雨が吹き込んで濡れた場所を放置したため、カビが生えた
開けていた窓から雨が吹き込んで、窓周辺が水浸しになってしまうことがあるかもしれません。壁や床がひどく濡れてしまっていると気づいたのであれば、水気を拭き取るなど何らかの処置を行うのは注意義務の範囲と考えられます。濡れに気づいていたにもかかわらず放っておき、結果的に周囲の床や壁にカビが生えてしまった場合、注意義務違反となります。
水漏れを放置したため、階下の物件の天井にシミができた
給湯室の配管などからの水漏れが起きた場合、使用方法に問題があったのでない限り、借主負担で修理する必要はありません。しかし、水漏れが起きたことの貸主(あるいは管理会社)への連絡は、借主としての義務です。

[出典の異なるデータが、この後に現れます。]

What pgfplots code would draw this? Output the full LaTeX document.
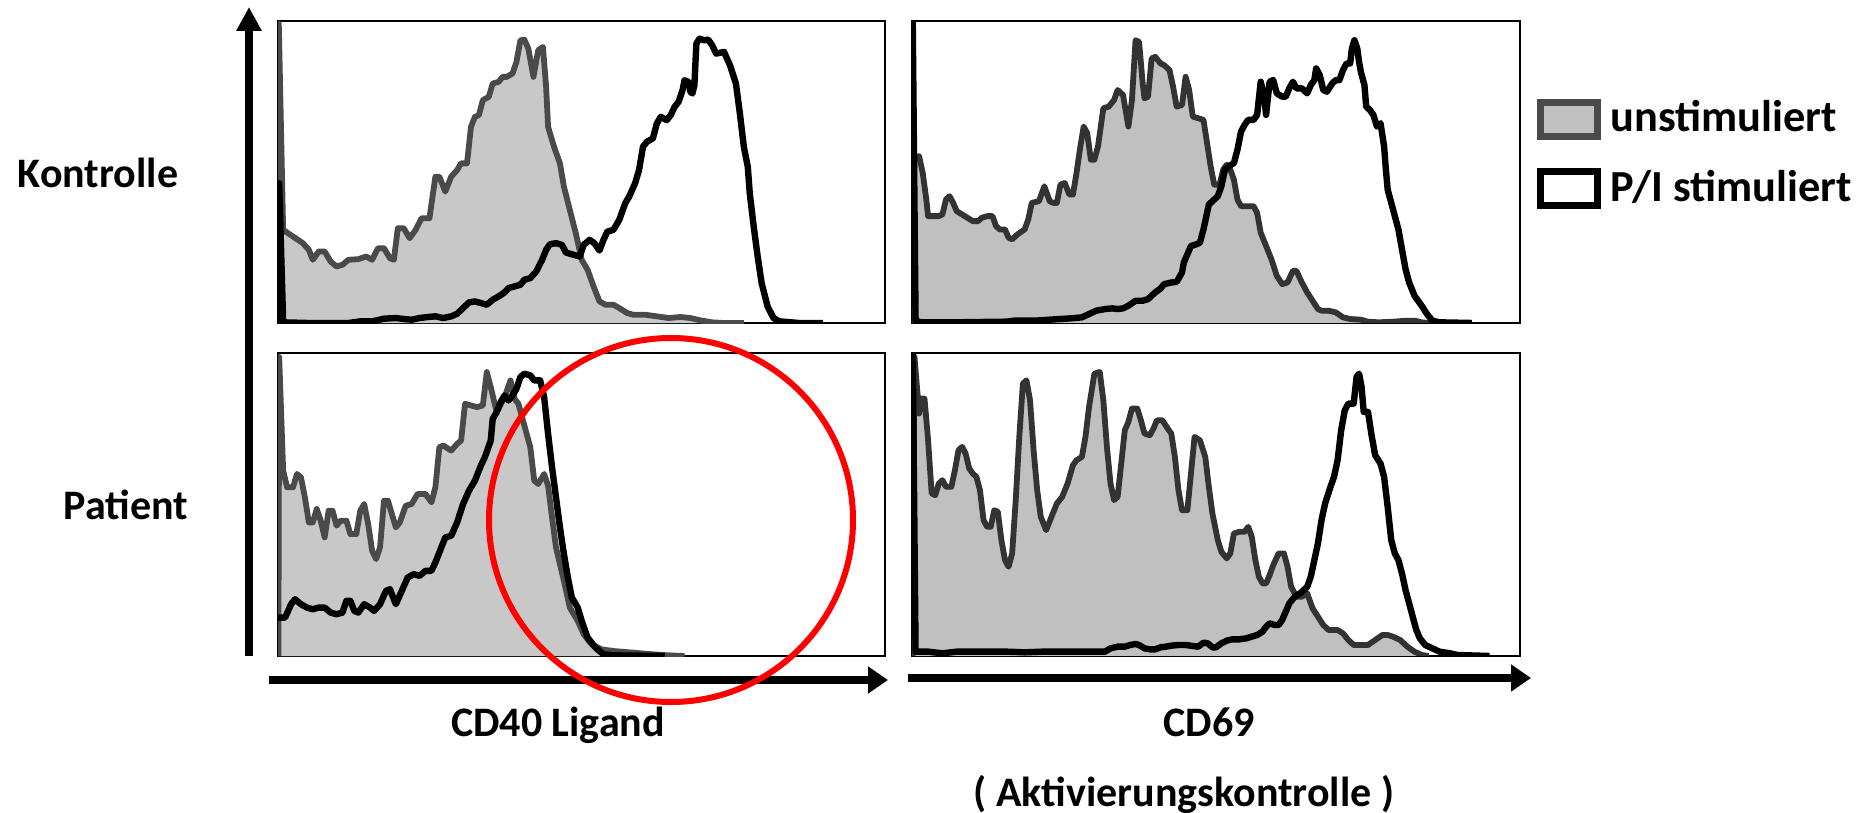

水漏れの事実を知りながら連絡せずに放置し、その結果階下に損害をもたらしたのであれば、注意義務違反となります。
蝶番が外れかかった状態のままドアを使用し続けたため、ドア枠が破損した
ドアの蝶番のネジが緩んで外れかかっていた場合、貸主(あるいは管理会社)に知らせるなり、自らネジを締め直すなりするのは注意義務の範囲と考えられます。外れかかっていると気づいていながら放置し、結果的に過剰な力のかかったドア枠が破損してしまった場合、注意義務違反となるでしょう。
原状回復義務との関連性
居住用物件の場合、借主が負う原状回復義務の範囲は、注意義務を怠ったことが原因で損耗させてしまった箇所に限定されます。しかし、事業用物件では、原状回復が求められる範囲は契約時にあらかじめ定められています。つまり、ごく普通に利用していた中での損耗(壁紙の退色やカーペットの摩耗など)は注意義務違反が原因ではありませんが、そうした損耗も含め原状回復する旨が契約書に明記されていれば、原状回復しなくてはなりません。
今回のまとめ
善管注意義務は、借りている物件に対し、一般的に期待される程度の注意を払うよう求めるものです。借り物である賃貸オフィス・賃貸事務所を大切に利用している限り、違反となってしまうようなことは通常ないと考えられますが、問題や異状があれば貸主にきちんと連絡するなどの配慮は必要でしょう。